Wherever Blair goes he is threatened with a citizen’s arrest for his crimes. Now it appears there have been plots to assassinate him. What can he do to protect himself?

Robin Beste


Former Prime Minister Tony Blair and his wife, Cherie Booth, may have been the target of a terror attack, according to reports of a “secret trial” being held at the Old Bailey

The jury were told that Blair’s address was written on a piece of paper found in car of a British man accused of a terror plot which may have included the assassination of a prominent public figure.

It wasn’t reported which address was on the paper — out of the eight properties the Blairs have accumulated since he left office. These homes are said to be worth £15 million, part of over £80 million he is estimated to have banked in the past seven years.

Blair earns millions a year acting as consultant to merchant bankers, oil companies and some of the worlds most repressive regimes, such as Kuwait, Egypt’s military dictatorship and Kazakhstan, whose president is notorious for torturing opponents of his tyranny. Blair’s companies are estimated to have earned £13 million in 2013 alone.
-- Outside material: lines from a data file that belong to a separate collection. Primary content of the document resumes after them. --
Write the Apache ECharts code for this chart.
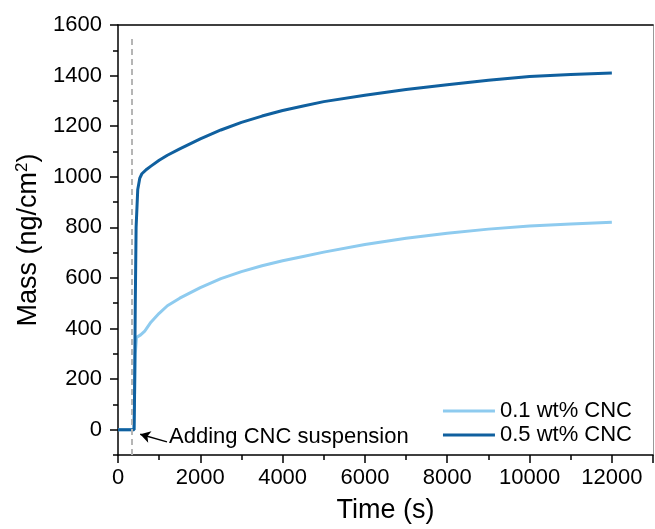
<!DOCTYPE html>
<html>
<head>
<meta charset="utf-8">
<script src="https://cdn.jsdelivr.net/npm/echarts@6/dist/echarts.min.js"></script>
<style>
  html, body { margin: 0; padding: 0; background: #fff; }
  #chart { width: 655px; height: 529px; }
</style>
</head>
<body>
<div id="chart"></div>
<script>
// time (s) and mass (ng/cm2)
var timeDark = [0, 200, 390, 400, 420, 440, 480, 530, 580, 700, 800, 1000, 1200, 1500, 2000, 2500, 3000, 3500, 4000, 4500, 5000, 6000, 7000, 8000, 9000, 10000, 11000, 12000];
var massDark = [0, 0, 0, 100, 500, 800, 950, 995, 1012, 1030, 1042, 1065, 1085, 1110, 1150, 1185, 1215, 1240, 1262, 1280, 1297, 1322, 1345, 1364, 1382, 1396, 1404, 1410];

var timeLight = [0, 200, 390, 400, 420, 450, 550, 650, 800, 1000, 1200, 1500, 2000, 2500, 3000, 3500, 4000, 4500, 5000, 6000, 7000, 8000, 9000, 10000, 11000, 12000];
var massLight = [0, 0, 0, 100, 300, 365, 375, 390, 425, 460, 490, 520, 562, 597, 625, 648, 668, 685, 702, 732, 757, 777, 793, 805, 813, 820];

var seriesNames = ['0.1 wt% CNC', '0.5 wt% CNC'];
var yMajorTicks = [0, 200, 400, 600, 800, 1000, 1200, 1400, 1600];
var yMinorTicks = [-100, 100, 300, 500, 700, 900, 1100, 1300, 1500];
var injectTime = 340;
var noteText = 'Adding CNC suspension';

function pairs(xs, ys) {
  return xs.map(function (x, i) { return [x, ys[i]]; });
}

var font = 'Liberation Sans, Arial, sans-serif';
var black = { color: '#000', width: 1.5 };
var myChart = echarts.init(document.getElementById('chart'));
var option = {
  animation: false,
  backgroundColor: '#fff',
  textStyle: { fontFamily: font, color: '#000' },
  grid: { left: 118, top: 25, right: 2, bottom: 71 },
  legend: {
    data: seriesNames,
    orient: 'vertical',
    right: 18,
    top: 395,
    icon: 'rect',
    itemWidth: 52,
    itemHeight: 3,
    itemGap: 2,
    textStyle: { fontSize: 22, fontFamily: font, color: '#000' }
  },
  xAxis: [{
    type: 'value',
    min: 0,
    max: 13000,
    interval: 2000,
    name: 'Time (s)',
    nameLocation: 'middle',
    nameGap: 42,
    nameTextStyle: { fontSize: 27, fontFamily: font, color: '#000' },
    axisLine: { onZero: false, lineStyle: black },
    axisTick: { length: 8, lineStyle: black },
    minorTick: { show: true, splitNumber: 2, length: 5, lineStyle: black },
    axisLabel: {
      fontSize: 22, color: '#000', margin: 12, showMaxLabel: false,
      formatter: function (v) { return String(v); }
    },
    splitLine: { show: false }
  }, {
    type: 'value',
    position: 'top',
    min: 0,
    max: 13000,
    axisLine: { onZero: false, lineStyle: black },
    axisTick: { show: false },
    axisLabel: { show: false },
    splitLine: { show: false }
  }],
  yAxis: [{
    type: 'value',
    min: -100,
    max: 1600,
    name: 'Mass (ng/cm{sup|2})',
    nameLocation: 'middle',
    nameRotate: 90,
    nameGap: 62,
    nameTextStyle: {
      fontSize: 27, fontFamily: font, color: '#000',
      rich: { sup: { fontSize: 17, fontFamily: font, color: '#000', padding: [0, 0, 12, 0] } }
    },
    axisLine: { onZero: false, lineStyle: black },
    axisTick: { length: 8, lineStyle: black, customValues: yMajorTicks },
    axisLabel: {
      fontSize: 22, color: '#000', margin: 16, customValues: yMajorTicks,
      formatter: function (v) { return String(v); }
    },
    splitLine: { show: false }
  }, {
    type: 'value',
    position: 'right',
    min: -100,
    max: 1600,
    axisLine: { show: true, onZero: false, lineStyle: { color: '#999', width: 1 } },
    axisTick: { show: false },
    axisLabel: { show: false },
    splitLine: { show: false }
  }, {
    // minor ticks on the left axis
    type: 'value',
    position: 'left',
    offset: 0,
    min: -100,
    max: 1600,
    axisLine: { show: false },
    axisTick: { show: true, length: 5, lineStyle: black, customValues: yMinorTicks },
    axisLabel: { show: false },
    splitLine: { show: false }
  }],
  series: [{
    name: seriesNames[0],
    type: 'line',
    data: pairs(timeLight, massLight),
    showSymbol: false,
    lineStyle: { color: '#8ecbef', width: 3 },
    itemStyle: { color: '#8ecbef' },
    z: 2
  }, {
    name: seriesNames[1],
    type: 'line',
    data: pairs(timeDark, massDark),
    showSymbol: false,
    lineStyle: { color: '#10609f', width: 3 },
    itemStyle: { color: '#10609f' },
    z: 3,
    markLine: {
      silent: true,
      symbol: ['none', 'none'],
      label: { show: false },
      lineStyle: { color: '#b5b5b5', type: [6, 4], width: 2 },
      data: [
        [{ coord: [injectTime, -100] }, { coord: [injectTime, 1560] }]
      ]
    }
  }, {
    name: 'note',
    type: 'line',
    data: [],
    markLine: {
      silent: true,
      symbol: ['none', 'arrow'],
      symbolSize: [9, 10],
      label: { show: false },
      lineStyle: { color: '#000', type: 'solid', width: 1.5, curveness: -0.4 },
      data: [
        [{ coord: [1190, -48] }, { coord: [540, -18] }]
      ]
    },
    markPoint: {
      silent: true,
      symbol: 'circle',
      symbolSize: 0,
      label: {
        show: true, position: 'right', distance: 0,
        formatter: noteText,
        fontSize: 22, fontFamily: font, color: '#000'
      },
      data: [{ coord: [1240, -28] }]
    }
  }]
};
myChart.setOption(option);
</script>
</body>
</html>
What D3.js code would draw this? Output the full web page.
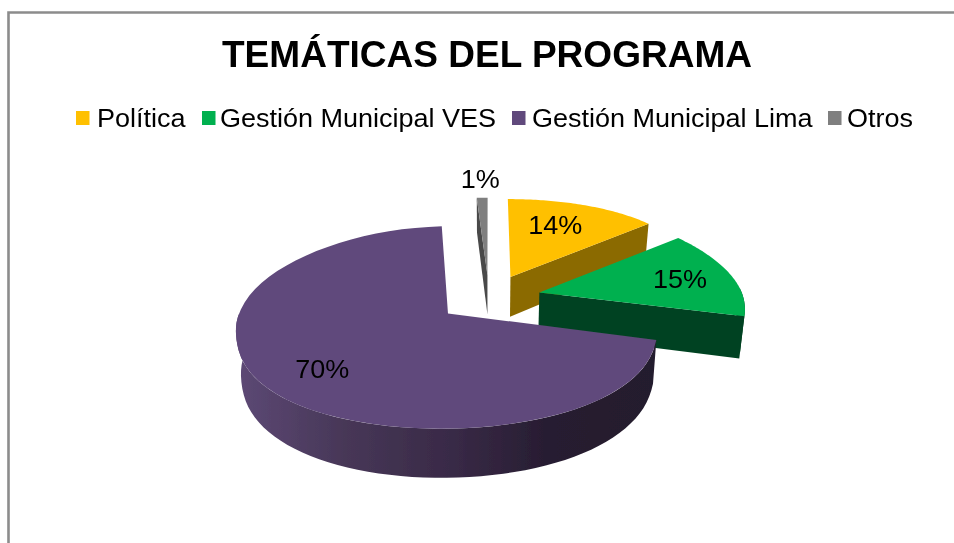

Blair charters a £30 million private jet to take him for meetings with dictators and despots and to make the speeches which, at up to £250,000 for 30 minutes, make him the world’s highest paid speaker.

Blair should not be surprised that he is a target for blowback from his war crimes. He was warned in February 2003 by the British intelligence services of the blowback that was being risked from military action against Iraq. A month later, he took Britain into the Iraq war.

If Blair had listened to those warnings from his own intelligence services, the 52 travellers who were killed by the London terrorist attacks on 7 July 2005 would still be alive today. In their pre-recorded video, the perpetrators of that outrage tried to justify their barbarism by citing the west’s wars on Muslim countries, and specifically on Iraq.

And what is Tony Blair doing today? As the UN’s Middle East peace envoy, he has seemed to do little outside of calling for more war in the region. Whether it be in Libya, which, following western intervention, has descended into an abyss of lawlessness, chaos and violence. Or in pressing the case for war against Iran. Or in supporting Israel’s ‘right to defend itself’ by slaughtering thousands of defenceless Palestinians — many of the women and children. Or in recommending troops on the ground for intervening in Syria. Or, most unbelievably of all, calling for a new war in Iraq..

How Blair can be so shameless in advocating a new Iraq war beggars belief. In 2003, he and George W Bush used a raft of lies to take Britain into a war that killed hundreds of thousands of Iraqis, devastated the country and provoked a catastrophic sectarian civil war. This was the seed bed for the growth of ISIS, the jihardist movement now over-running vast areas of Iraq and Syria.

You would think Tony Blair would stay silent on these issues, given the widely recognised part he has played in the destabilisation of the region for which he is meant to act as ‘peace envoy’. Such is the outrage at Blair’s insatiable war lust that a high profile petition was intiated recently by prominent public figures — including Noam Chomsky, Stephen Fry, George Monbiot and Russell Brand — calling for him to be sacked as Middle East peace envoy.

As it is, Blair is unable to travel anywhere without the threat of a citizen’s arrest for war crimes. There have been at least five attempts. The website ArrestBlair.org has put a bounty on Blair’s head and will pay a reward to anyone who makes an attempt to feel his collar.

But, regretably, there may be others so appalled that a man responsible for such monumental crimes is still free to travel the world, pocketing huge weath and endlessly promoting war — more often than not in Muslim countries — who see terrorism as the means to bring Blair to justice.

This would in fact not be justice and it would only serve to feed the propaganda of the perpetual warmongers. It would also be used for futher attacks on civil liberties, which have been so undermined in the 13 years of the ‘war on terror’.

There is, however, a simple way for Tony Blair to protect himself from attempts at either arrest or assassination. The safest place for him is behind bars at the International Criminal Court in the Hague, awating trial for crimes against humanity.

So, my advice to Tony Blair would be: conduct a citizen’s arrest on yourself and surrender to the authorities charged with bringing to justice those accused of war crimes.